The cost of generating electricity varies in regards to the means of production. However, the price passed onto the consumer is always pegged at the most expensive.

This is just a move to redress that, and the correct think to do.
The term comes probably from a quote from RWE but the headline writer seems to have dropped "De facto" from the description.

Quote:
RWE UK country chair Tom Glover said the measure was a “de facto ‘windfall tax’ on low-carbon generators that, if not designed and implemented correctly, could have severe negative consequences for investment in the renewable and wider energy market”.
https://www.ft.com/content/f0e1496b-...c-a2c6befffa87
"British low-carbon generators face de facto windfall tax"

---------- Post added at 11:23 ---------- Previous post was at 11:21 ----------

Quote:
Originally Posted by Chris View Post
For me, however, the single most dreadful line in the entire piece is the blatant hint at blackmail from SSE, which wants its hydro plants exempted. If they are not, SSE argues, then it might not be financially worth their while to switch them on at moments of peak demand, and there are then risks to the national grid and energy security. Translation: let us keep gouging the public or we might decide to sit back and watch the lights go off.

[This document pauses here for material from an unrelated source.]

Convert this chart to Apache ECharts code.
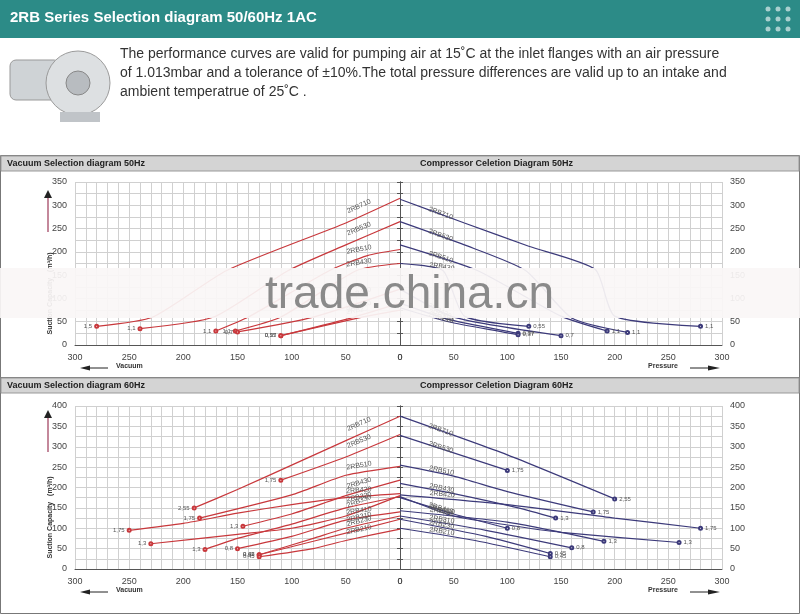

Despite my years of right-leaning politics, if I were a government minister in the room when that was put on the table, I’d have been presenting them with my plan to bring their business under emergency state control. And let it be known that that’s what I’d done, with all the amusing knock-on effects for their share price.
I think from the RWE quote, they're concerned less about the principle and more about the government's competence in executing it.